_Exercise description_
Begin with the first line of the material and copy each line word for word through the line that contains "abs(v) for v"; the pictures are left out.

Start

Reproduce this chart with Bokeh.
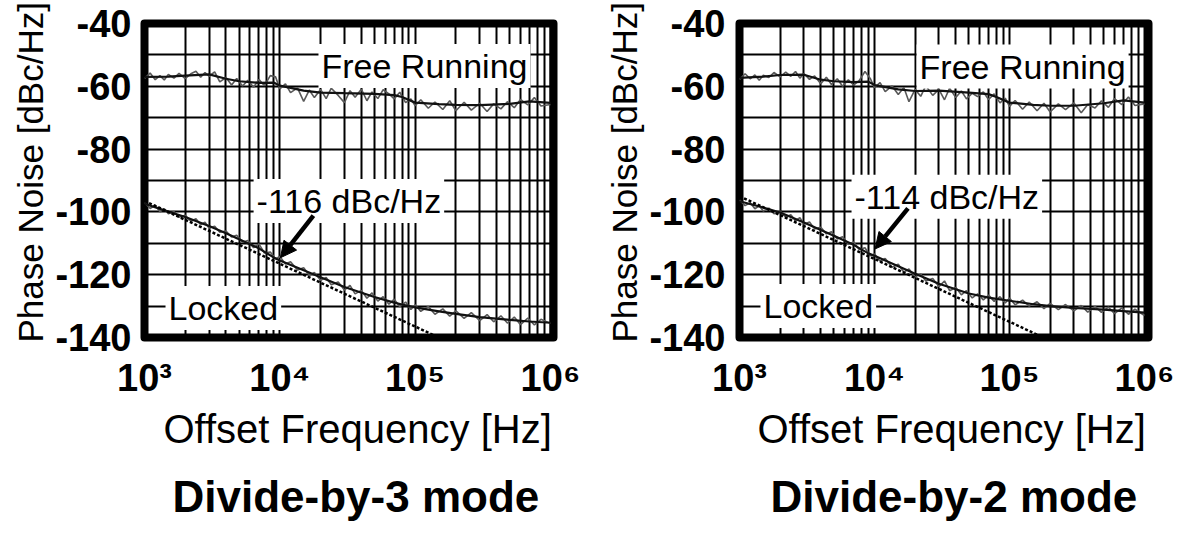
import math
from bokeh.plotting import figure
from bokeh.models import Label, Arrow, NormalHead, FixedTicker, Range1d, Title
from bokeh.layouts import row
from bokeh.embed import file_html
from bokeh.resources import INLINE

FONT = "Liberation Sans"

# ---------------- data ----------------
x_major = [1e3, 1e4, 1e5, 1e6]
x_tick_text = {1000: "10³", 10000: "10⁴", 100000: "10⁵", 1000000: "10⁶"}
x_minor = [m * d for d in [1e3, 1e4, 1e5] for m in range(2, 10)]
y_grid = [-140, -130, -120, -110, -100, -90, -80, -70, -60, -50, -40]
y_labels = [-140, -120, -100, -80, -60, -40]
y_tick_text = {v: "-%d" % abs(v) for v in y_labels}

# smoothed traces
f_s = [1e3, 1.5e3, 2e3, 3e3, 4e3, 5e3, 7e3, 9e3, 1e4, 1.5e4, 2e4, 3e4, 5e4,
       7e4, 8e4, 1e5, 1.5e5, 2e5, 3e5, 5e5, 7e5, 1e6]
free3_s = [-57.0, -56.9, -56.6, -56.2, -57.6, -58.4, -58.9, -58.8, -59.8, -61.4,
           -62.0, -62.2, -62.4, -62.8, -63.4, -65.2, -65.7, -65.9, -66.0, -65.6,
           -64.8, -65.3]
locked3_s = [-97.4, -99.9, -101.6, -104.5, -106.8, -108.7, -111.6, -114.5, -115.5,
             -118.6, -120.8, -123.9, -127.1, -128.9, -129.5, -130.4, -131.7, -132.5,
             -133.5, -134.4, -134.9, -135.3]
free2_s = [-57.3, -56.9, -56.4, -56.3, -57.9, -58.4, -58.7, -58.5, -59.6, -61.0,
           -61.5, -61.4, -62.0, -62.5, -63.4, -65.2, -65.9, -66.2, -66.2, -65.4,
           -64.5, -65.2]
locked2_s = [-96.6, -98.6, -100.2, -103.4, -105.8, -107.6, -110.5, -113.2, -114.0,
             -117.3, -119.7, -122.9, -126.0, -127.3, -127.7, -128.3, -129.4, -130.0,
             -130.6, -131.1, -131.6, -132.1]

# raw (noisy) traces
f_n = [1000, 1100, 1200, 1300, 1400, 1500, 1650, 1800, 2000, 2200,
       2400, 2600, 2800, 3000, 3300, 3600, 4000, 4400, 4800, 5300,
       5800, 6400, 7000, 7700, 8500, 9300, 10000, 11000, 12000, 13500,
       15000, 16500, 18000, 20000, 22000, 24000, 27000, 30000, 33000, 36000,
       40000, 44000, 48000, 53000, 58000, 64000, 70000, 77000, 85000, 93000,
       100000, 110000, 125000, 140000, 160000, 180000, 200000, 230000, 260000, 300000,
       340000, 380000, 430000, 480000, 540000, 600000, 680000, 760000, 850000, 1000000]
free3_n = [-57.5, -55.8, -57.9, -56.6, -58.0, -56.2, -57.4, -55.9, -57.6, -56.0,
           -55.2, -57.1, -55.6, -56.8, -55.4, -58.6, -57.2, -59.6, -57.5, -59.9,
           -58.1, -60.3, -57.8, -59.8, -56.6, -57.0, -60.8, -59.2, -62.0, -60.5,
           -64.8, -61.2, -63.6, -61.0, -63.9, -60.6, -62.9, -65.2, -61.4, -63.5,
           -60.9, -64.6, -61.8, -63.9, -61.1, -62.4, -64.0, -61.9, -65.2, -64.0,
           -66.2, -64.3, -67.0, -65.0, -67.4, -64.6, -67.8, -65.1, -67.6, -65.4,
           -68.0, -65.6, -67.2, -64.9, -66.8, -64.2, -65.9, -63.6, -66.3, -65.8]
locked3_n = [-97.0, -98.9, -97.9, -100.0, -99.0, -100.6, -99.9, -101.7, -101.1, -103.0,
             -102.2, -104.1, -103.3, -105.1, -104.6, -106.5, -106.1, -108.0, -107.4, -109.7,
             -109.1, -111.4, -110.2, -113.1, -112.8, -114.9, -114.2, -116.6, -115.9, -118.5,
             -117.8, -120.2, -119.3, -121.8, -120.9, -123.2, -122.3, -124.9, -123.4, -126.1,
             -125.0, -127.5, -125.8, -128.4, -127.0, -129.4, -127.8, -130.2, -128.7, -131.1,
             -129.6, -131.7, -130.1, -132.6, -130.9, -133.2, -131.5, -133.9, -132.1, -134.6,
             -132.7, -135.0, -133.1, -135.4, -133.5, -135.9, -133.8, -136.0, -134.2, -135.5]
free2_n = [-57.8, -56.0, -57.6, -56.4, -58.1, -56.5, -57.2, -55.6, -57.0, -55.5,
           -56.8, -55.3, -57.4, -55.9, -57.8, -56.7, -59.2, -57.1, -59.4, -57.6,
           -60.0, -57.9, -59.6, -58.2, -55.3, -57.5, -60.4, -58.8, -61.7, -59.9,
           -62.6, -60.4, -64.9, -61.0, -63.2, -59.8, -62.9, -61.0, -64.3, -60.6,
           -63.6, -61.5, -64.0, -62.2, -63.3, -61.8, -64.2, -62.4, -65.3, -63.8,
           -66.4, -64.5, -67.3, -65.0, -67.8, -65.4, -68.2, -65.6, -67.4, -65.3,
           -68.4, -65.8, -66.9, -64.6, -66.7, -63.9, -65.8, -63.4, -66.1, -65.6]
locked2_n = [-96.2, -98.0, -97.1, -99.0, -98.1, -99.7, -98.8, -100.6, -99.7, -101.7,
             -100.9, -102.8, -101.8, -103.9, -103.2, -105.4, -104.9, -107.0, -106.3, -108.6,
             -107.9, -110.3, -109.6, -112.0, -111.4, -114.0, -113.4, -115.7, -114.8, -117.6,
             -116.7, -119.2, -118.2, -120.7, -119.8, -122.0, -121.2, -123.8, -122.0, -125.1,
             -124.1, -126.4, -125.1, -127.4, -126.1, -128.0, -126.5, -128.5, -127.0, -129.0,
             -127.4, -129.6, -128.1, -130.0, -128.6, -130.8, -129.1, -131.1, -129.5, -131.5,
             -129.8, -131.9, -130.1, -132.0, -130.3, -132.4, -130.6, -132.6, -131.0, -133.0]

# -20 dB/dec guide lines
fit3_f = [1e3, 1.6e5]
fit3_db = [-96.5, -140.6]
fit2_f = [1e3, 1.8e5]
fit2_db = [-95.0, -140.1]

panels = [
    dict(title="Divide-by-3 mode", width=593, bl=144, br=40, xend=1.0524e6,
         free_n=free3_n, locked_n=locked3_n, free_s=free3_s, locked_s=locked3_s,
         fit_f=fit3_f, fit_db=fit3_db, note="-116 dBc/Hz",
         free_pos=(1.93e4, -53.5), note_pos=(6.4e3, -96.5), locked_pos=(1.43e3, -130.6),
         arrow=(1.77e4, -101.2, 1.01e4, -114.6), tick_dx=13, xt_dx=19, t_dx=28),
    dict(title="Divide-by-2 mode", width=594, bl=146, br=39, xend=1.0706e6,
         free_n=free2_n, locked_n=locked2_n, free_s=free2_s, locked_s=locked2_s,
         fit_f=fit2_f, fit_db=fit2_db, note="-114 dBc/Hz",
         free_pos=(2.05e4, -53.7), note_pos=(6.76e3, -95.2), locked_pos=(1.43e3, -130.0),
         arrow=(1.77e4, -98.9, 1.01e4, -111.8), tick_dx=14, xt_dx=18, t_dx=31),
]


def make_panel(c):
    p = figure(width=c["width"], height=536, x_axis_type="log",
               x_range=Range1d(1e3, c["xend"]), y_range=Range1d(-140, -40),
               output_backend="svg", toolbar_location=None,
               min_border_left=c["bl"], min_border_right=c["br"],
               min_border_top=23, min_border_bottom=196)
    p.title.visible = False
    p.background_fill_color = "white"
    p.border_fill_color = "white"
    p.outline_line_color = "black"
    p.outline_line_width = 8
    p.outline_line_join = "round"

    # axes: only the labels are shown
    p.xaxis.ticker = FixedTicker(ticks=x_major)
    p.xaxis.major_label_overrides = x_tick_text
    p.yaxis.ticker = FixedTicker(ticks=y_labels)
    p.yaxis.major_label_overrides = y_tick_text
    for ax in (p.xaxis, p.yaxis):
        ax.axis_line_color = None
        ax.major_tick_line_color = None
        ax.minor_tick_line_color = None
        ax.major_tick_in = 0
        ax.major_tick_out = 0
        ax.major_label_text_font = FONT
        ax.major_label_text_font_size = "38px"
        ax.major_label_text_font_style = "bold"
        ax.major_label_text_color = "black"
    p.yaxis.major_label_standoff = c["tick_dx"]
    p.xaxis.major_label_standoff = 19

    p.xgrid.ticker = FixedTicker(ticks=x_major, minor_ticks=x_minor)
    p.ygrid.ticker = FixedTicker(ticks=y_grid)
    for g in (p.xgrid, p.ygrid):
        g.grid_line_color = "black"
        g.grid_line_width = 2
        g.grid_line_alpha = 1.0
    p.xgrid.minor_grid_line_color = "black"
    p.xgrid.minor_grid_line_width = 2

    # titles outside the frame
    p.add_layout(Title(text="Phase Noise [dBc/Hz]", align="left", offset=-5,
                       text_font=FONT, text_font_size="35px", text_font_style="normal",
                       text_color="black", standoff=6), "left")
    p.add_layout(Title(text="Offset Frequency [Hz]", align="left", offset=c["xt_dx"],
                       text_font=FONT, text_font_size="40px", text_font_style="normal",
                       text_color="black", standoff=6), "below")
    p.add_layout(Title(text=c["title"], align="left", offset=c["t_dx"],
                       text_font=FONT, text_font_size="44px", text_font_style="bold",
                       text_color="black", standoff=32), "below")

    p.line(f_n, c["free_n"], line_color="#595959", line_width=1.6)
    p.line(f_n, c["locked_n"], line_color="#595959", line_width=1.6)
    p.line(f_s, c["free_s"], line_color="#111111", line_width=2.2)
    p.line(f_s, c["locked_s"], line_color="#111111", line_width=2.2)
    p.line(c["fit_f"], c["fit_db"], line_color="black", line_width=2.5, line_dash="3 2")

    # in-plot text boxes
    for txt, (x, y) in (("Free Running", c["free_pos"]),
                        (c["note"], c["note_pos"]),
                        ("Locked", c["locked_pos"])):
        p.add_layout(Label(x=x, y=y, text=txt, text_font=FONT, text_font_size="34px",
                           text_color="black", text_align="left", text_baseline="alphabetic",
                           background_fill_color="white", background_fill_alpha=1.0,
                           padding=3))

    xs, ys, xe, ye = c["arrow"]
    p.add_layout(Arrow(end=NormalHead(size=16, fill_color="black", line_color="black"),
                       x_start=xs, y_start=ys, x_end=xe, y_end=ye,
                       line_color="black", line_width=4.5))
    return p


layout = row(*[make_panel(c) for c in panels])
open("out.html", "w").write(file_html(layout, INLINE))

End

_Task answer_
Reproduce this chart with Bokeh.
import math
from bokeh.plotting import figure
from bokeh.models import Label, Arrow, NormalHead, FixedTicker, Range1d, Title
from bokeh.layouts import row
from bokeh.embed import file_html
from bokeh.resources import INLINE

FONT = "Liberation Sans"

# ---------------- data ----------------
x_major = [1e3, 1e4, 1e5, 1e6]
x_tick_text = {1000: "10³", 10000: "10⁴", 100000: "10⁵", 1000000: "10⁶"}
x_minor = [m * d for d in [1e3, 1e4, 1e5] for m in range(2, 10)]
y_grid = [-140, -130, -120, -110, -100, -90, -80, -70, -60, -50, -40]
y_labels = [-140, -120, -100, -80, -60, -40]
y_tick_text = {v: "-%d" % abs(v) for v in y_labels}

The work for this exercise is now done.